Hearst’s final defense is that antitrust policy and allocative efficiency are disserved by an injunction forbidding Hearst to buy The Chronicle, end the JOA, and close The Examiner if no one will buy it. This argument calls into question the interface between the antitrust laws and the Newspaper Preservation Act.

The argument, as made by Hearst to the Justice Department, is essentially: (1) all economic competition in the newspaper market in San Francisco ended in 1964 with the JOA; (2) since the JOA supplants competition with price-fixing, antitrust policy favors the JOA’s dissolution; (3) since no viable daily newspaper competition is possible any longer in San Francisco, antitrust policy requires that Hearst be allowed to buy The Chronicle and close The Examiner; and (4) denying The Chronicle to Hearst while it owns The Examiner so as to preserve two newspaper voices in San Francisco is an impermissible use of the antitrust laws to foster a policy unrelated to economic competition.

The flaws in this argument are numerous and profound. First, defendants ignore the "gloss" that the Newspaper Preservation Act places on the antitrust laws, to use this Court’s term. Hearst and CPC for 35 years have enjoyed antitrust immunity and monopoly profits. For this dispensation, however, they have paid a price and made a Faustian bargain. In return for their access to an economic monopoly, they have been required to publish editorially independent newspapers. They are stuck with that bargain. Although the antitrust laws are ordinarily concerned with competition, not competitors, Brown Shoe Co. v. United States, 370 U.S. 294, 344 (1962), the "gloss" placed upon the antitrust laws by the Newspaper Preservation Act is that in the newspaper industry, competitors become as important as competition. Rather than following the traditional price-based model of competition, the Act says that in the newspaper industry, the antitrust laws shall be modified so as to preserve the number of competitors, i.e., independent editorial voices, as a paramount objective. This means that when actions are taken to reduce the number of competitors, an antitrust violation may result. Thus, forbidding Hearst’s ownership of The Chronicle while it owns The Examiner does promote antitrust policy, as modified by the Newspaper Preservation Act.

Second, to say that all economic competition is eliminated by the JOA is incorrect. Here, the JOA specifically reserves to CPC and Hearst the right to set their own newsstand and other prices; and they have done so. The JOA also is of finite duration. In 2005, it will end, and whatever competition has been suspended by its operation will resume. Certainly, here, the past three years have been marked by continual jockeying for position by Hearst and CPC to gain whatever advantages can accrue towards the day when the JOA ends, and full competition can resume.

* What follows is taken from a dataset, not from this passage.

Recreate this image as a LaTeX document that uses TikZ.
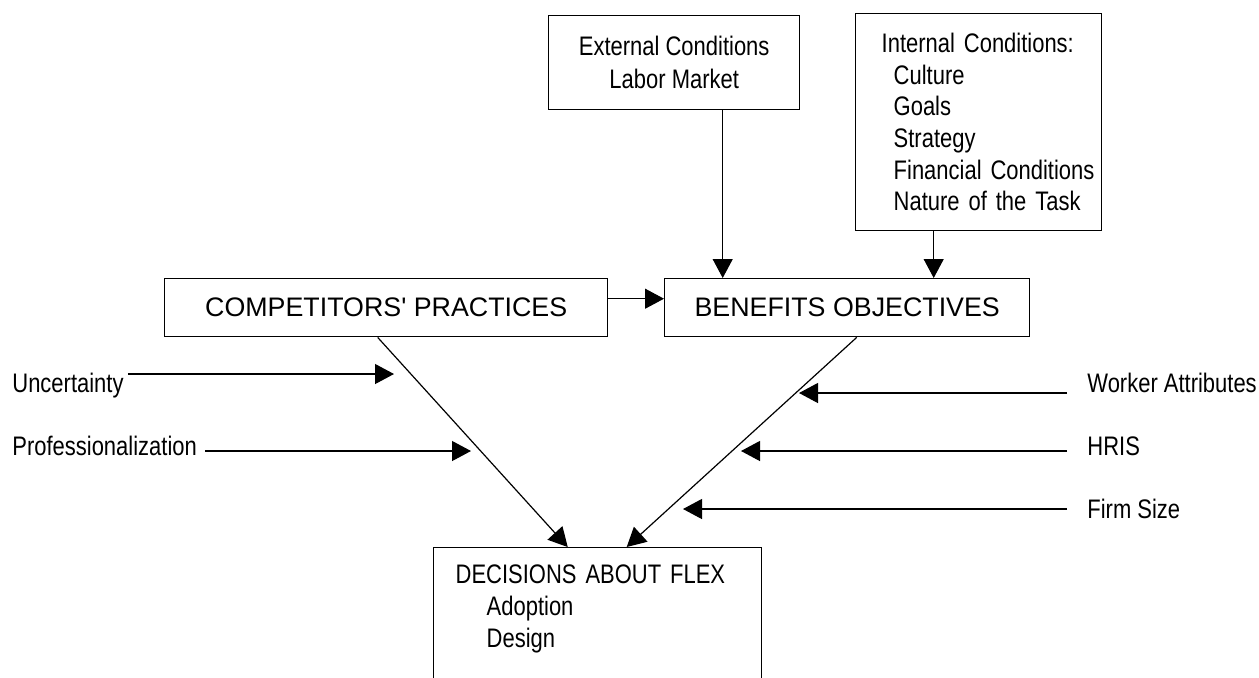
\documentclass[tikz,border=0pt]{standalone}
\usepackage{fontspec}
\setmainfont{Liberation Sans}[Ligatures=TeXOff]
\newfontfamily\narrowfont{Liberation Sans}[FakeStretch=0.82, Ligatures=TeXOff]
\usetikzlibrary{arrows.meta}

\tikzset{
	box/.style={draw, line width=0.7pt, rectangle, anchor=north west},
	flow/.style={line width=0.6pt, -{Triangle[length=9.5pt,width=10pt]}},
	bigtxt/.style={font=\fontsize{13.4}{16}\selectfont},
	smalltxt/.style={font=\narrowfont\fontsize{13.4}{16}\selectfont},
	lbl/.style={smalltxt, inner sep=0pt, anchor=base west}
}

\begin{document}
\begin{tikzpicture}[x=0.5pt,y=-0.5pt]
	\useasboundingbox (0,0) rectangle (1259,677);
	\clip (0,0) rectangle (1259,677);
	% boxes
	\node[box, smalltxt, align=center, font=\narrowfont\fontsize{13.4}{16.5}\selectfont,
		minimum width=125.5pt, minimum height=47pt] (ext) at (548,15)
		{External Conditions\\Labor Market};
	\node[box, font=\narrowfont\fontsize{13.4}{15.8}\selectfont, align=left,
		text width=97pt, inner xsep=13pt, minimum height=108.5pt] (int) at (855,13)
		{\mbox{Internal Conditions:}\\\mbox{\hspace*{6pt}Culture}\\\mbox{\hspace*{6pt}Goals}\\
		\mbox{\hspace*{6pt}Strategy}\\\mbox{\hspace*{6pt}Financial Conditions}\\
		\mbox{\hspace*{6pt}Nature of the Task}};
	\node[box, bigtxt, minimum width=221.5pt, minimum height=29pt] (comp) at (164,278)
		{COMPETITORS' PRACTICES};
	\node[box, bigtxt, minimum width=182.5pt, minimum height=29pt] (ben) at (664,278)
		{BENEFITS OBJECTIVES};
	\node[box, smalltxt, align=left, text width=142pt, inner xsep=11pt, inner ysep=8.5pt] (dec) at (433,547)
		{\mbox{DECISIONS ABOUT FLEX}\\\mbox{\hspace*{15.5pt}Adoption}\\\mbox{\hspace*{15.5pt}Design}\\\mbox{}};
	% side factors
	\node[lbl] (unc) at (12,392) {Uncertainty};
	\node[lbl] (pro) at (12,455) {Professionalization};
	\node[lbl] (wrk) at (1087,392) {Worker Attributes};
	\node[lbl] (hris) at (1087,455) {HRIS};
	\node[lbl] (fsz) at (1087,518) {Firm Size};
	\coordinate (uncT) at (394,374);
	\coordinate (proT) at (471,451);
	\coordinate (wrkT) at (799,393);
	\coordinate (hrisT) at (741,451);
	\coordinate (fszT) at (683,509);
	% arrows
	\draw[flow] ([xshift=24.25pt]ext.south) coordinate (e) -- (e |- ben.north);
	\draw[flow] ([xshift=-22.5pt]int.south) coordinate (i) -- (i |- ben.north);
	\draw[flow] ([yshift=4.5pt]comp.east) coordinate (c) -- (c -| ben.west);
	\draw[flow] ([xshift=-4.25pt]comp.south) -- ([xshift=-15pt]dec.north);
	\draw[flow] ([xshift=4.75pt]ben.south) -- ([xshift=14.5pt]dec.north);
	\draw[flow] (unc.east |- uncT) ++(4,0) -- (uncT);
	\draw[flow] (pro.east |- proT) ++(8,0) -- (proT);
	\draw[flow] (wrk.west |- wrkT) ++(-20,0) -- (wrkT);
	\draw[flow] (hris.west |- hrisT) ++(-20,0) -- (hrisT);
	\draw[flow] (fsz.west |- fszT) ++(-20,0) -- (fszT);
\end{tikzpicture}
\end{document}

Antitrust policy requires a prohibition against conduct that threatens the resumption of such suspended competition as has occurred here with Hearst’s would-be purchase of The Chronicle. The antitrust laws are as much concerned with the elimination of potential competition as they are with actual competition. United States v. Aluminum Company of America, 148 F.2d 416, 431 (2d Cir. 1945, L. Hand, J.); American Tobacco Co. v. United States, 328 U.S. 781, 797 (1946); United States v. Griffith, 334 U.S. 100, 107 (1948) ("The antitrust laws are as much violated by the prevention of competition as by its destruction.") Hearst’s acquisition of The Chronicle therefore has serious and substantial anticompetitive effects falling within the cognizance of the antitrust laws: first, the elimination of actual price competition between The Chronicle and The Examiner; and, second, the elimination of their future competition at the end of the JOA.

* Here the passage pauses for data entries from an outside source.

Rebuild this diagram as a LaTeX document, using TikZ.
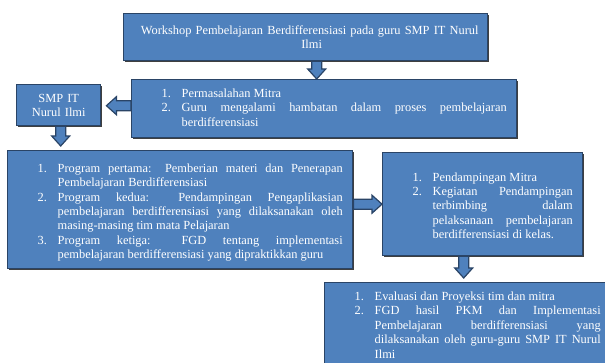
\documentclass[tikz,border=0pt]{standalone}
\usepackage{fontspec}
\setmainfont{Liberation Serif}
\usepackage{tikz}
\usetikzlibrary{calc}
\usetikzlibrary{shadows}
\definecolor{boxfill}{HTML}{4F81BD}
\definecolor{boxline}{HTML}{2A4466}
\hyphenpenalty=10000
\exhyphenpenalty=10000
\tolerance=10000
\newcommand{\litem}[2]{\par\leftskip=20pt\hangindent=20pt\hangafter=1\noindent\makebox[20pt][l]{#1}#2\par}
\newcommand{\blockarrow}[2]{%
	\coordinate (bs) at #1;
	\coordinate (bt) at #2;
	\coordinate (bh) at ($(bt)!10pt!(bs)$);
	\draw[barrow] ($(bs)!5pt!90:(bt)$) -- ($(bh)!5pt!90:(bt)$) -- ($(bh)!9pt!90:(bt)$) -- (bt)
		-- ($(bh)!9pt!-90:(bt)$) -- ($(bh)!5pt!-90:(bt)$) -- ($(bs)!5pt!-90:(bt)$) -- cycle;}

\begin{document}
\begin{tikzpicture}[x=1pt,y=-1pt,
		box/.style={draw=boxline,line width=1.4pt,fill=boxfill,text=white,inner xsep=10pt,inner ysep=0pt,anchor=north west,
			font=\fontsize{12.4}{14.4}\selectfont,drop shadow={shadow xshift=1.2pt,shadow yshift=-1.2pt,fill=black!75,opacity=1}},
		lst/.style={box,align=justify},
		barrow/.style={draw=boxline,line width=1.2pt,fill=boxfill}]
	\useasboundingbox (0,0) rectangle (605,363);
	\path (123,13) node(ws)[box,inner xsep=3pt,minimum width=364pt,minimum height=47pt,text width=358pt,align=center]
		{\hspace*{8pt}Workshop Pembelajaran Berdifferensiasi pada guru SMP IT Nurul\\\hspace*{12pt}Ilmi};
	\path (131,79) node(prob)[lst,minimum height=58pt,text width=365pt]
		{\litem{1.}{Permasalahan Mitra}\litem{2.}{Guru mengalami hambatan dalam proses pembelajaran\linebreak berdifferensiasi}\vspace{8pt}};
	\path (16,84) node(smp)[box,inner xsep=12pt,minimum height=41pt,text width=60pt,align=center]{SMP IT Nurul Ilmi};
	\path (7,150) node(prog)[lst,minimum height=118pt,text width=325pt]
		{\litem{1.}{Program pertama: Pemberian materi dan Penerapan\linebreak Pembelajaran Berdifferensiasi}%
		\litem{2.}{Program kedua: Pendampingan Pengaplikasian\linebreak pembelajaran berdifferensiasi yang dilaksanakan oleh\linebreak masing-masing tim mata Pelajaran}%
		\litem{3.}{Program ketiga: FGD tentang implementasi\linebreak pembelajaran berdifferensiasi yang dipraktikkan guru}};
	\path (382,152) node(pend)[lst,minimum height=103pt,text width=180pt]
		{\litem{1.}{Pendampingan Mitra}\litem{2.}{Kegiatan Pendampingan\linebreak terbimbing dalam\linebreak pelaksanaan pembelajaran\linebreak berdifferensiasi di kelas.}\vspace{3pt}};
	\path (324,282) node(eval)[lst,minimum height=86pt,text width=266pt]
		{\litem{1.}{Evaluasi dan Proyeksi tim dan mitra}\litem{2.}{FGD hasil PKM dan Implementasi\linebreak Pembelajaran berdifferensiasi yang\linebreak dilaksanakan oleh guru-guru SMP IT Nurul\linebreak Ilmi}\vspace{7pt}};
	\coordinate (a1) at ($(ws.south)+(11,0)$);
	\coordinate (a2) at ($(prob.west)+(0,-3)$);
	\coordinate (a3) at ($(smp.south)+(2,0)$);
	\coordinate (a5) at ($(pend.south)+(-19,0)$);
	\blockarrow{(a1)}{(a1 |- prob.north)}
	\blockarrow{(a2)}{($(a2 -| smp.east)+(5,0)$)}
	\blockarrow{(a3)}{($(a3 |- prog.north)+(0,-4)$)}
	\blockarrow{(prog.east |- pend.west)}{(pend.west)}
	\blockarrow{(a5)}{($(a5 |- eval.north)+(0,-4)$)}
\end{tikzpicture}
\end{document}
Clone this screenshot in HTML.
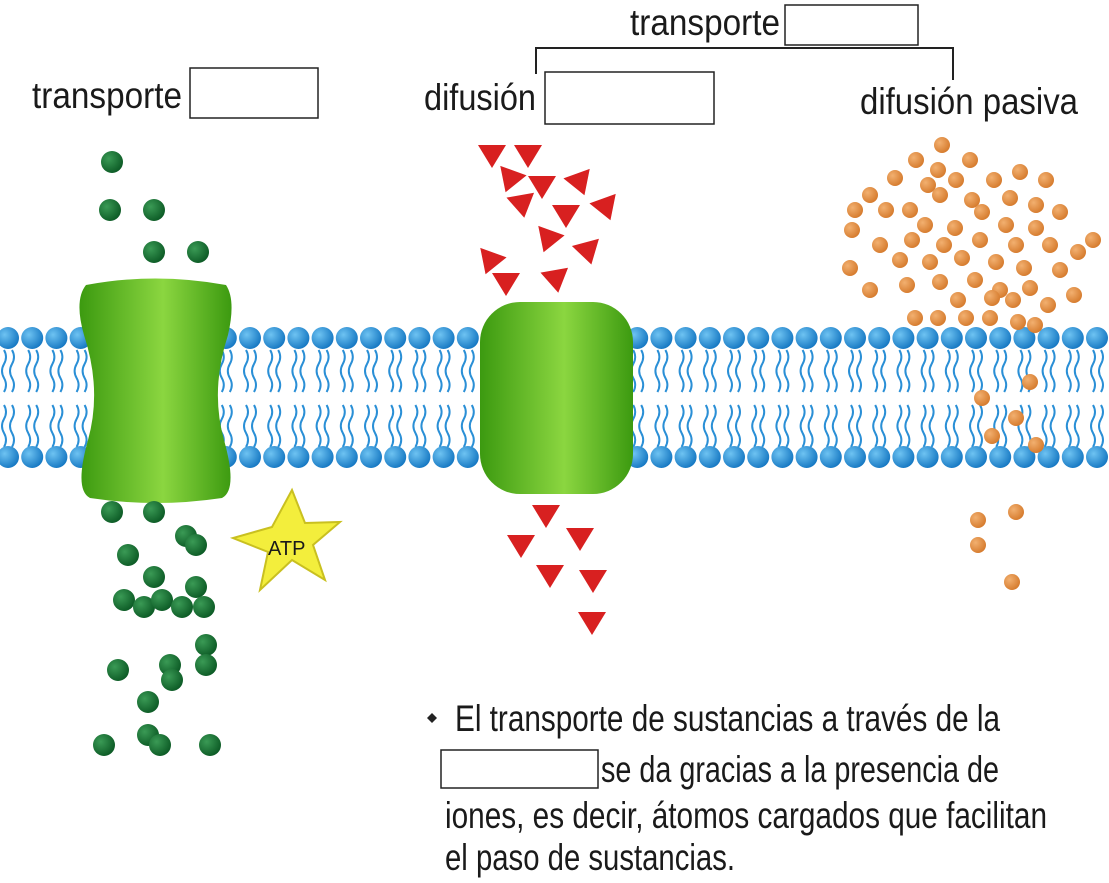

Third, defendants’ argument founders on the evidence, in that The Examiner is not a failing enterprise with no prospect of ever competing against The Chronicle. Therefore, Hearst is not being required to continue a business that the market cannot sustain.

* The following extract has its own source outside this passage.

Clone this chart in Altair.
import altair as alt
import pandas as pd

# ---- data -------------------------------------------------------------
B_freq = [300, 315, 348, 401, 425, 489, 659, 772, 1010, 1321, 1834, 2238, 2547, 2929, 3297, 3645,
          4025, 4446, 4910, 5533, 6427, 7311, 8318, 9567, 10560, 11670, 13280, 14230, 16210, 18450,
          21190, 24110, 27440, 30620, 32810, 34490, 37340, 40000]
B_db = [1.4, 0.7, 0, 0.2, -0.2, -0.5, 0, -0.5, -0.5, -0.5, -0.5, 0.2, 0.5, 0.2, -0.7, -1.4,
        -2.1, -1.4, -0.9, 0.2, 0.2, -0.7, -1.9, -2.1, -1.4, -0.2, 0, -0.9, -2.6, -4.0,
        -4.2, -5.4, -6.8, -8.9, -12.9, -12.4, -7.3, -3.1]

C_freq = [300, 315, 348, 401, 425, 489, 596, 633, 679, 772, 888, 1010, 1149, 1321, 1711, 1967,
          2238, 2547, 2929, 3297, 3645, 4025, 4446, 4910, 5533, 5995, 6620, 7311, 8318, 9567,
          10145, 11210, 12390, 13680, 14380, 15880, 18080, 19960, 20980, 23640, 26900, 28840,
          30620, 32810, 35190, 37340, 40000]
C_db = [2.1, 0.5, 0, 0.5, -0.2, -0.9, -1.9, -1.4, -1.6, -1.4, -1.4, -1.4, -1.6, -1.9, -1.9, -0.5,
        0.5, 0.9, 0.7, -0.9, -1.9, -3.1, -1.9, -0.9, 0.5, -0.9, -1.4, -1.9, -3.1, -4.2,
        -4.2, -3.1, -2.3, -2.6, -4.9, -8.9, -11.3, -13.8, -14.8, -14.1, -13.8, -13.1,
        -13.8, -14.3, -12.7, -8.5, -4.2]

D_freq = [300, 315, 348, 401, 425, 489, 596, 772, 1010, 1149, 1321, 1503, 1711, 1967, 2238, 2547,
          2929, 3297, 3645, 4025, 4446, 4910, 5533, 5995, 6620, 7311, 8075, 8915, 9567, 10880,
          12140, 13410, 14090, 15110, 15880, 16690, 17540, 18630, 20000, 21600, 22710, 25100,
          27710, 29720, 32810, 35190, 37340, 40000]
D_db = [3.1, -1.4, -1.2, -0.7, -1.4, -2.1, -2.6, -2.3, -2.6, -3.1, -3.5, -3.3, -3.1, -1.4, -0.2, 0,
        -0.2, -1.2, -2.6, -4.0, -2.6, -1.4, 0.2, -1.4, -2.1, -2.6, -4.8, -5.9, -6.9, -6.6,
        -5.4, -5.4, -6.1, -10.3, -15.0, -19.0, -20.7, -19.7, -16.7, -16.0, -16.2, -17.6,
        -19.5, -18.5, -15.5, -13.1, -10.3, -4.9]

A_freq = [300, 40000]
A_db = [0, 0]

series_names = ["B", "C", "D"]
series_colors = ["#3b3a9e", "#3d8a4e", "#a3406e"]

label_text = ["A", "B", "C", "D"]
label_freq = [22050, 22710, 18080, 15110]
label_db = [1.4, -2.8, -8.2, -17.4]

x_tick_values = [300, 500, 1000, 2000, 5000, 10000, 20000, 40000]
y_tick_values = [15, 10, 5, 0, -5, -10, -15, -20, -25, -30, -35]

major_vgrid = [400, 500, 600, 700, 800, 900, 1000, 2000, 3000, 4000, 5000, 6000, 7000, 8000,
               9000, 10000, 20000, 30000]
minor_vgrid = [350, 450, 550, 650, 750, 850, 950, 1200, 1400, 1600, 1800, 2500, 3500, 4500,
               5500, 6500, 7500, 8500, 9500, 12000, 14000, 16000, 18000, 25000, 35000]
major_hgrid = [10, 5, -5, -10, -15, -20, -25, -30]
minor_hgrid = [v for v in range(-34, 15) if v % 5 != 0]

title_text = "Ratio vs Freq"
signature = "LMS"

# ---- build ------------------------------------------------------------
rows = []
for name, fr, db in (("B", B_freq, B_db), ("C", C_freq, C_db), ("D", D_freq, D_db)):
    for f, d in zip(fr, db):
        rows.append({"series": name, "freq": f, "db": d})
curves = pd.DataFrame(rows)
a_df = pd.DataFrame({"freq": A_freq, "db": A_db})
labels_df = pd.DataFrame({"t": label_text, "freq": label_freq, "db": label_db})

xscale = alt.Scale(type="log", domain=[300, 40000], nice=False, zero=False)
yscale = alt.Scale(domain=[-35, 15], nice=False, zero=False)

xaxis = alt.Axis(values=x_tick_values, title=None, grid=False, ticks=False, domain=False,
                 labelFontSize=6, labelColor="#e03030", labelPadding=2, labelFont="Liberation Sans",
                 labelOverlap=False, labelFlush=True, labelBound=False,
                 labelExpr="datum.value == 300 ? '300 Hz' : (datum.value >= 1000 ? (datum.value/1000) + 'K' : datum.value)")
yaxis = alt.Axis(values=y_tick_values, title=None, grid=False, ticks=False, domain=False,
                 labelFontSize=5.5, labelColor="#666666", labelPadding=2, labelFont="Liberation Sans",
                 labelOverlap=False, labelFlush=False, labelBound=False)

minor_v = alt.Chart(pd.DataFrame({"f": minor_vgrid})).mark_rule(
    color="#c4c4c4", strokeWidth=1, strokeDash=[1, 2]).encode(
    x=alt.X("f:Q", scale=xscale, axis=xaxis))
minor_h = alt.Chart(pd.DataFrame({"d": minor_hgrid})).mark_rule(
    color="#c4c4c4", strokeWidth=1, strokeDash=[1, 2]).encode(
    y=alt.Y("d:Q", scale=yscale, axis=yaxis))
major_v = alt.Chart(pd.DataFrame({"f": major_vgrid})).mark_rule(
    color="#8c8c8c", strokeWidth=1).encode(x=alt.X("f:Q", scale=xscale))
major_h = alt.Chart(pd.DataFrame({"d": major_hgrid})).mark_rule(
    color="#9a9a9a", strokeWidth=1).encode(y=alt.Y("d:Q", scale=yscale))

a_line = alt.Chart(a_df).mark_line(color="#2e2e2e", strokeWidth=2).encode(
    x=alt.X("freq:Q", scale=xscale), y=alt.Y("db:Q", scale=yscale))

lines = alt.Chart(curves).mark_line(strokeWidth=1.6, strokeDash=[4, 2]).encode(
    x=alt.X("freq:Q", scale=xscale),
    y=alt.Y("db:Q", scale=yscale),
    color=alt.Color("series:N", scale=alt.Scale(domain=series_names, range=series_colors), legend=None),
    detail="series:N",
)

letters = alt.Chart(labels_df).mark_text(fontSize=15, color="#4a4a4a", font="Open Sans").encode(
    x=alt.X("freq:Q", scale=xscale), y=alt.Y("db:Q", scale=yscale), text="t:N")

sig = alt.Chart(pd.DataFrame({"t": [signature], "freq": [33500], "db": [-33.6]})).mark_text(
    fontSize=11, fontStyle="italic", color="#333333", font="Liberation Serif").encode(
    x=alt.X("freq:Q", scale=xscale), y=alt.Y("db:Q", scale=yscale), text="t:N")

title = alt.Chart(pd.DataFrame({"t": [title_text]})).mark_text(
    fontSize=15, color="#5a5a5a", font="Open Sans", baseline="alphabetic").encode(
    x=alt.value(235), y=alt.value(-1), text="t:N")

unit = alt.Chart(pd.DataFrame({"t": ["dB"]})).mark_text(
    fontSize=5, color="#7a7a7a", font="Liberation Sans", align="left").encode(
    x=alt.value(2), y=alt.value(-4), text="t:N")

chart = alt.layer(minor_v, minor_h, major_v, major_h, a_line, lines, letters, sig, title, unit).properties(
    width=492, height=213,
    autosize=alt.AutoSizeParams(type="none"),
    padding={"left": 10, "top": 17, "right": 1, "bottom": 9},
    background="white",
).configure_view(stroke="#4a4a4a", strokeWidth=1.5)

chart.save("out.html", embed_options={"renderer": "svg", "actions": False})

Finally, the law does not require defendants to continue in any event with the JOA and engage in per se antitrust violations against their will (although defendants’ protestations that they can no longer endure committing antitrust felonies, e.g., dividing markets, ring somewhat hollow after their 35 years of profitable law-breaking). Defendants are free to end their per se antitrust violations and dissolve the JOA. What they cannot do is combine to form a single-newspaper monopoly, under either the antitrust laws or the Newspaper Preservation Act. That is all plaintiff seeks to prevent in this lawsuit, a result fully consistent with the antitrust laws, the Newspaper Preservation Act, and public policy.